# Data lines
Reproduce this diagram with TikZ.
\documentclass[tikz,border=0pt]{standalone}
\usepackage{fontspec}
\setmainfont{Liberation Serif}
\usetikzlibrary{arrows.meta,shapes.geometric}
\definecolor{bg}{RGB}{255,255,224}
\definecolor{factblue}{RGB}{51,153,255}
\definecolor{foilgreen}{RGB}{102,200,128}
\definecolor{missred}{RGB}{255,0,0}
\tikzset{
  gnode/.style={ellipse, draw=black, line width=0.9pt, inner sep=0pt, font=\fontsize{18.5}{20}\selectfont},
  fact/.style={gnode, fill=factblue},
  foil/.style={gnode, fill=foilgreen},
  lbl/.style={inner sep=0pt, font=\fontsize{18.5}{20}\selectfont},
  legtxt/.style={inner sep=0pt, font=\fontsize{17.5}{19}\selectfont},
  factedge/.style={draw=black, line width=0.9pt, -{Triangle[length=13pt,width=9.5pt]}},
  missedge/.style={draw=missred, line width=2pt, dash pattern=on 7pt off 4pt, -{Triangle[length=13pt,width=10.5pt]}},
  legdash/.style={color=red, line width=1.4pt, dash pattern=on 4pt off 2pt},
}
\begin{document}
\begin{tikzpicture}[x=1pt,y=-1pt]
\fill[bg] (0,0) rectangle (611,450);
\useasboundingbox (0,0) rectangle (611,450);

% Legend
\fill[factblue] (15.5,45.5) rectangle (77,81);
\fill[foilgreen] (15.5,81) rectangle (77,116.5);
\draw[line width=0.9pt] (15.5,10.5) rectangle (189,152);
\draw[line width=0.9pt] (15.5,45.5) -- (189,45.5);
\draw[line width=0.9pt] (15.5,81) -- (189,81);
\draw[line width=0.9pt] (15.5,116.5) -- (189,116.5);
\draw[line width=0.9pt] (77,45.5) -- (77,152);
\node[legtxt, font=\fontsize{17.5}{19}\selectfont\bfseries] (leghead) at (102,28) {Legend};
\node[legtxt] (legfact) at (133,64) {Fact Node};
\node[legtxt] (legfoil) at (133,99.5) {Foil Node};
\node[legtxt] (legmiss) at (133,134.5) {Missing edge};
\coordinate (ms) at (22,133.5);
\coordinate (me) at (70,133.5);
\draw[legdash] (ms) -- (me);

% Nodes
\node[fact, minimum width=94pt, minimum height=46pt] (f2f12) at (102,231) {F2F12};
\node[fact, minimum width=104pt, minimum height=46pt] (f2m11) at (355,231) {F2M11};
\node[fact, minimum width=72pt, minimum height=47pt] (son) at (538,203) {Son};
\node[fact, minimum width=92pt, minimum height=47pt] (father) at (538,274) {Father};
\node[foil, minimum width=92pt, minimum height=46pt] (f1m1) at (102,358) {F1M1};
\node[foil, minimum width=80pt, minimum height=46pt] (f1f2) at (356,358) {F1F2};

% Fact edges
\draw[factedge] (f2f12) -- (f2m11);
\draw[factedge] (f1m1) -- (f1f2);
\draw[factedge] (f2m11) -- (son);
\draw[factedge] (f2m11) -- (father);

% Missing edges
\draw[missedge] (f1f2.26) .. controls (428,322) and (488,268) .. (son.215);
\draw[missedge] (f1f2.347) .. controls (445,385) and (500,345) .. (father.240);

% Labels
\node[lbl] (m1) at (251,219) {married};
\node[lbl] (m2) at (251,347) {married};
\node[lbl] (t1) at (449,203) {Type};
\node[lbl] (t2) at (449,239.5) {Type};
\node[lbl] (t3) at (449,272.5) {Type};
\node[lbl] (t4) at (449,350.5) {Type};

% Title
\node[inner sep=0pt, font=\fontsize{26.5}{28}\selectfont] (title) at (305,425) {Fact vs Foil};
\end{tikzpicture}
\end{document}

# Stated problem
Return all the data above once more, precisely as given.

# Result of the task
Reproduce this diagram with TikZ.
\documentclass[tikz,border=0pt]{standalone}
\usepackage{fontspec}
\setmainfont{Liberation Serif}
\usetikzlibrary{arrows.meta,shapes.geometric}
\definecolor{bg}{RGB}{255,255,224}
\definecolor{factblue}{RGB}{51,153,255}
\definecolor{foilgreen}{RGB}{102,200,128}
\definecolor{missred}{RGB}{255,0,0}
\tikzset{
  gnode/.style={ellipse, draw=black, line width=0.9pt, inner sep=0pt, font=\fontsize{18.5}{20}\selectfont},
  fact/.style={gnode, fill=factblue},
  foil/.style={gnode, fill=foilgreen},
  lbl/.style={inner sep=0pt, font=\fontsize{18.5}{20}\selectfont},
  legtxt/.style={inner sep=0pt, font=\fontsize{17.5}{19}\selectfont},
  factedge/.style={draw=black, line width=0.9pt, -{Triangle[length=13pt,width=9.5pt]}},
  missedge/.style={draw=missred, line width=2pt, dash pattern=on 7pt off 4pt, -{Triangle[length=13pt,width=10.5pt]}},
  legdash/.style={color=red, line width=1.4pt, dash pattern=on 4pt off 2pt},
}
\begin{document}
\begin{tikzpicture}[x=1pt,y=-1pt]
\fill[bg] (0,0) rectangle (611,450);
\useasboundingbox (0,0) rectangle (611,450);

% Legend
\fill[factblue] (15.5,45.5) rectangle (77,81);
\fill[foilgreen] (15.5,81) rectangle (77,116.5);
\draw[line width=0.9pt] (15.5,10.5) rectangle (189,152);
\draw[line width=0.9pt] (15.5,45.5) -- (189,45.5);
\draw[line width=0.9pt] (15.5,81) -- (189,81);
\draw[line width=0.9pt] (15.5,116.5) -- (189,116.5);
\draw[line width=0.9pt] (77,45.5) -- (77,152);
\node[legtxt, font=\fontsize{17.5}{19}\selectfont\bfseries] (leghead) at (102,28) {Legend};
\node[legtxt] (legfact) at (133,64) {Fact Node};
\node[legtxt] (legfoil) at (133,99.5) {Foil Node};
\node[legtxt] (legmiss) at (133,134.5) {Missing edge};
\coordinate (ms) at (22,133.5);
\coordinate (me) at (70,133.5);
\draw[legdash] (ms) -- (me);

% Nodes
\node[fact, minimum width=94pt, minimum height=46pt] (f2f12) at (102,231) {F2F12};
\node[fact, minimum width=104pt, minimum height=46pt] (f2m11) at (355,231) {F2M11};
\node[fact, minimum width=72pt, minimum height=47pt] (son) at (538,203) {Son};
\node[fact, minimum width=92pt, minimum height=47pt] (father) at (538,274) {Father};
\node[foil, minimum width=92pt, minimum height=46pt] (f1m1) at (102,358) {F1M1};
\node[foil, minimum width=80pt, minimum height=46pt] (f1f2) at (356,358) {F1F2};

% Fact edges
\draw[factedge] (f2f12) -- (f2m11);
\draw[factedge] (f1m1) -- (f1f2);
\draw[factedge] (f2m11) -- (son);
\draw[factedge] (f2m11) -- (father);

% Missing edges
\draw[missedge] (f1f2.26) .. controls (428,322) and (488,268) .. (son.215);
\draw[missedge] (f1f2.347) .. controls (445,385) and (500,345) .. (father.240);

% Labels
\node[lbl] (m1) at (251,219) {married};
\node[lbl] (m2) at (251,347) {married};
\node[lbl] (t1) at (449,203) {Type};
\node[lbl] (t2) at (449,239.5) {Type};
\node[lbl] (t3) at (449,272.5) {Type};
\node[lbl] (t4) at (449,350.5) {Type};

% Title
\node[inner sep=0pt, font=\fontsize{26.5}{28}\selectfont] (title) at (305,425) {Fact vs Foil};
\end{tikzpicture}
\end{document}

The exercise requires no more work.